Getting Forte some help
There was one other interesting nugget from Larry Mayer's interview with Chicago offensive coordinator Ron Turner over on ChicagoBears.com. Turner was upfront in acknowledging that he needs to do a better job of spreading the ball among Bears running backs in 2009.
Tailback Matt Forte took 80 percent of the carries Chicago gave to its running backs last season, and his 316 rushes ranked No. 4 in the NFL. When you add in his 63 receptions, Forte actually touched the ball 379 times -- more than all but two players in the league: Minnesota's Adrian Peterson (384) and Atlanta's Michael Turner (382).
Turner specifically said he would like to get Garrett Wolfe more involved in the offense. Here's his full answer when asked if the team will spread the ball out more next season:
"Yes, we will. It's something that we've talked about since the season's been over. Matt Forte is so good that it's hard to take him off the field. But we also know we have to. We want to get him in the neighborhood of 20-25 touches a game. That still leaves plenty of opportunities to get somebody else in there. We definitely know we need to incorporate other people. Garrett Wolfe is a guy we want to do that with. We wanted to do it a little more this past year than what we did. A lot of it has to do with Adrian Peterson. We've got so much confidence in 'AP.' When we take Matt out and put 'AP' in, whether it's a third-down situation, a blitz pickup or all the different things, we know he's going to be in the right place to do the right thing. We just need to develop the same kind of confidence in Garrett and whoever else is in there."

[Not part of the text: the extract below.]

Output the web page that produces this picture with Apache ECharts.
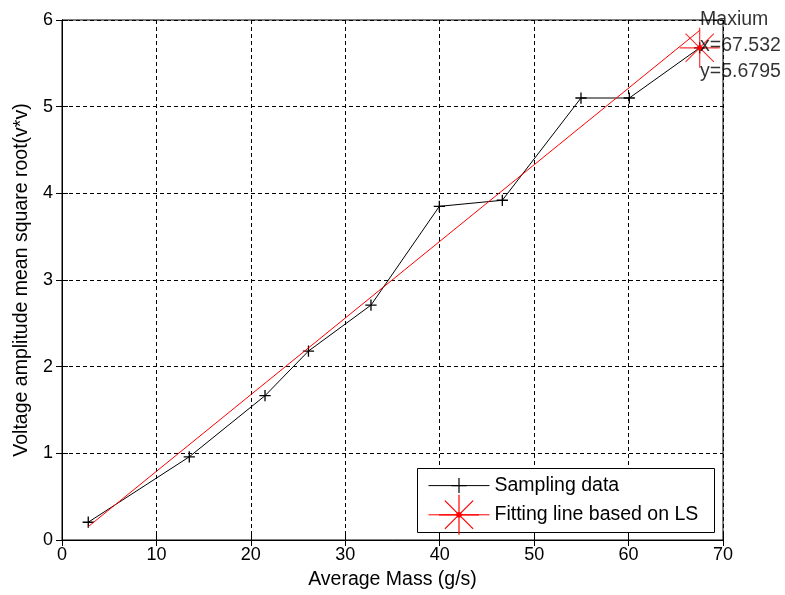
<!DOCTYPE html>
<html>
<head>
<meta charset="utf-8">
<script src="https://cdn.jsdelivr.net/npm/echarts@6/dist/echarts.min.js"></script>
<style>
html,body{margin:0;padding:0;background:#fff;}
#chart{width:785px;height:595px;}
</style>
</head>
<body>
<div id="chart"></div>
<script>
// ---- data ----
const sampleX = [2.78, 13.48, 21.5, 26.1, 32.72, 39.96, 46.63, 54.96, 60.08, 67.532];
const sampleY = [0.205, 0.96, 1.665, 2.18, 2.71, 3.85, 3.92, 5.10, 5.10, 5.6795];
const fitX = [2.78, 67.532];
const fitY = [0.154, 5.88];
const maxPoint = [67.532, 5.6795];
const maxTitle = 'Maxium';
const seriesNames = ['Sampling data', 'Fitting line based on LS'];
const xTicks = [0, 10, 20, 30, 40, 50, 60, 70];
const yTicks = [0, 1, 2, 3, 4, 5, 6];
const xName = 'Average Mass (g/s)';
const yName = 'Voltage amplitude mean square root(v*v)';

const FONT = 'Arial, "Liberation Sans", sans-serif';
const TXT = '#000';
const plusPath = 'path://M0,0 M40,40 M20,12.5 L20,27.5 M12.5,20 L27.5,20';
const starPath = 'path://M20,0 L20,40 M0,20 L40,20 M5.86,5.86 L34.14,34.14 M34.14,5.86 L5.86,34.14 M17.8,20 A2.2,2.2 0 1,1 22.2,20 A2.2,2.2 0 1,1 17.8,20 Z';

const chart = echarts.init(document.getElementById('chart'), null, {renderer: 'canvas'});
const sampleData = sampleX.map((x, i) => [x, sampleY[i]]);
const fitData = fitX.map((x, i) => [x, fitY[i]]);

const axisCommon = {
  type: 'value',
  axisLine: {show: true, lineStyle: {color: '#000', width: 1}},
  axisTick: {show: true, inside: true, length: 6, lineStyle: {color: '#000'}},
};

chart.setOption({
  animation: false,
  backgroundColor: '#fff',
  grid: {left: 62, right: 62, top: 20, bottom: 55, show: true, borderColor: '#000', borderWidth: 1, backgroundColor: 'transparent'},
  xAxis: [
    Object.assign({}, axisCommon, {
      min: xTicks[0], max: xTicks[xTicks.length - 1], interval: 10, position: 'bottom',
      name: xName, nameLocation: 'middle', nameGap: 30,
      nameTextStyle: {fontFamily: FONT, fontSize: 19.5, color: TXT},
      axisLabel: {fontFamily: FONT, fontSize: 18, color: TXT, margin: 6},
      splitLine: {show: true, lineStyle: {color: '#000', width: 1, type: [4, 3]}}
    }),
    Object.assign({}, axisCommon, {
      min: xTicks[0], max: xTicks[xTicks.length - 1], interval: 10, position: 'top',
      axisLabel: {show: false}, splitLine: {show: false}
    })
  ],
  yAxis: [
    Object.assign({}, axisCommon, {
      min: yTicks[0], max: yTicks[yTicks.length - 1], interval: 1, position: 'left',
      name: yName, nameLocation: 'middle', nameGap: 30,
      nameTextStyle: {fontFamily: FONT, fontSize: 19.5, color: TXT},
      axisLabel: {fontFamily: FONT, fontSize: 18, color: TXT, margin: 9},
      splitLine: {show: true, lineStyle: {color: '#000', width: 1, type: [4, 3]}}
    }),
    Object.assign({}, axisCommon, {
      min: yTicks[0], max: yTicks[yTicks.length - 1], interval: 1, position: 'right',
      axisLabel: {show: false}, splitLine: {show: false}
    })
  ],
  legend: {
    data: seriesNames,
    orient: 'vertical',
    left: 428, top: 465,
    padding: 0,
    itemWidth: 61, itemHeight: 50, itemGap: -12,
    itemStyle: {borderWidth: 1.2},
    lineStyle: {width: 1},
    textStyle: {fontFamily: FONT, fontSize: 19.5, color: TXT},
    selectedMode: false
  },
  graphic: [{
    type: 'rect', left: 417, top: 468, z: 3,
    shape: {width: 297, height: 64},
    style: {fill: '#fff', stroke: '#000', lineWidth: 1}
  }],
  series: [
    {
      name: seriesNames[0], type: 'line', data: sampleData,
      symbol: plusPath, symbolSize: 30, showSymbol: true,
      itemStyle: {color: '#000', borderColor: '#000', borderWidth: 1.3},
      lineStyle: {color: '#000', width: 1}, z: 4
    },
    {
      name: seriesNames[1], type: 'line', data: fitData,
      symbol: starPath, symbolSize: 40, showSymbol: false,
      itemStyle: {color: '#f00', borderColor: '#f00', borderWidth: 1},
      lineStyle: {color: '#f00', width: 1}, z: 5
    },
    {
      name: 'max', type: 'scatter', data: [maxPoint],
      symbol: starPath, symbolSize: 40,
      itemStyle: {color: '#f00', borderColor: '#f00', borderWidth: 1.2},
      z: 6,
      label: {
        show: true, position: [21, -21], align: 'left', verticalAlign: 'top',
        fontFamily: FONT, fontSize: 19.5, lineHeight: 26, color: TXT,
        formatter: () => maxTitle + '\nx=' + maxPoint[0] + '\ny=' + maxPoint[1]
      }
    }
  ]
});
</script>
</body>
</html>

Turner gives himself a little bit of breathing room here, but not too much. Forte's 379 touches last season breaks down to 23.8 per game. That means Turner can shift about three touches per game -- or, 48 over a 16-game season -- and still achieve the goal of getting the ball into Forte's hands at least 20 times per game.
For those who are worried, Forte didn't come close to the vaunted "Curse of 370" statistic popularized by our friends at Football Outsiders. That theory points out that running backs who get 370 or more carries in a season tend to have noticeable production declines in ensuing seasons. But it only counts for carries, not total touches, on the premise that a running play is likely to be more punishing than a pass reception.